Al llegar a la puerta inmensa de ese palacio, nos formamos y ella subida en los escalones nos dijo:
-”Bien mis niñitos, hemos llegado a nuestro Palacio de Bellas Artes, como tenemos mucha gente cuidando y limpiando nuestro Palacio, debemos cuidar el aseo y demostrar que son niños bien educados y de buenas familias”.
Dicho esto comenzamos a entrar lentamente, era un día de semana, había muy pocos visitantes. Realmente creíamos que ese palacio era nuestro. Subimos y bajamos por esas pulcras escaleras de mármol de Carrara, entramos y salimos por todas sus dependencias, no dejamos sitio sin recorrer…
Tarde inolvidable aquella, una vez que observamos esculturas y óleos, nos fuimos a tomar nuestra merienda, sentados bajo los grandes y verdes árboles del Parque Forestal, luego del refrigerio jugamos a la “ronda de San Miguel, a la Gallinita Ciega y un partido de fútbol”, agotados de tanto correr nos vio el atardecer a través del frondoso follaje.
Luego vinieron otros paseos, de tanta alegría como el anterior, y quizás mucho más impresionante, puesto que La Quinta Normal, tenía una laguna navegable y trenes.

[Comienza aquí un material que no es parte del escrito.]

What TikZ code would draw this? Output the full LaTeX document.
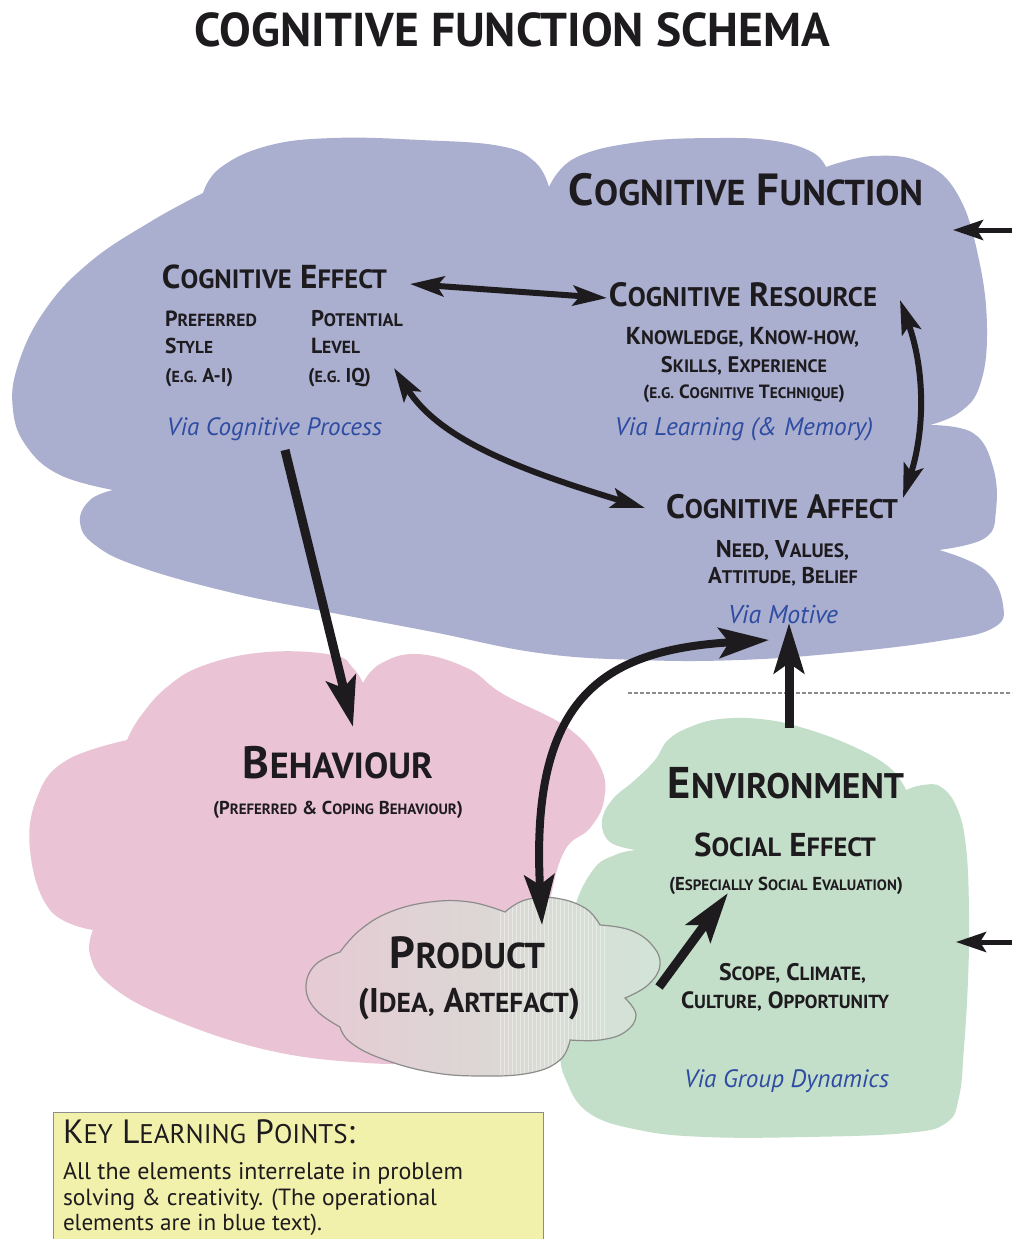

Fuimos marinos por esa tarde, cansados de remar, de ser maquinistas en los trenes, nos encontró el atardecer Santiaguino y ensimismados vimos la puesta de sol, sentados frente a la laguna.
Ella gozaba viéndonos jugar y sintiendo en lo más íntimo, que aportaba con un grano de arena para que fuésemos mujeres y hombres de bien.
Cuando el frío invierno mostraba su cara más hostil, nos llevaba a los museos de Historia Natural y desde allí dictaba sus clases, en ese museo, había calefacción central y no se necesitaba mayor abrigo…ella pensaba en todo…
Realmente pienso, que los maestros “eran, son y serán”, verdaderos apóstoles por su vocación.
Esa tarde del 25 de Diciembre _ casi sin proponernos_ en el momento en que la sacábamos de su casa para llevarla al cementerio coreamos su canción preferida: “El Árbol Fiel”.
“Un árbol hay en Navidad que siempre verde está, buscando iré la alegre luz, que su reflejo me da...”
Así cantando, salimos una vez más, en nuestro último paseo... Hasta pronto Linda Isabel.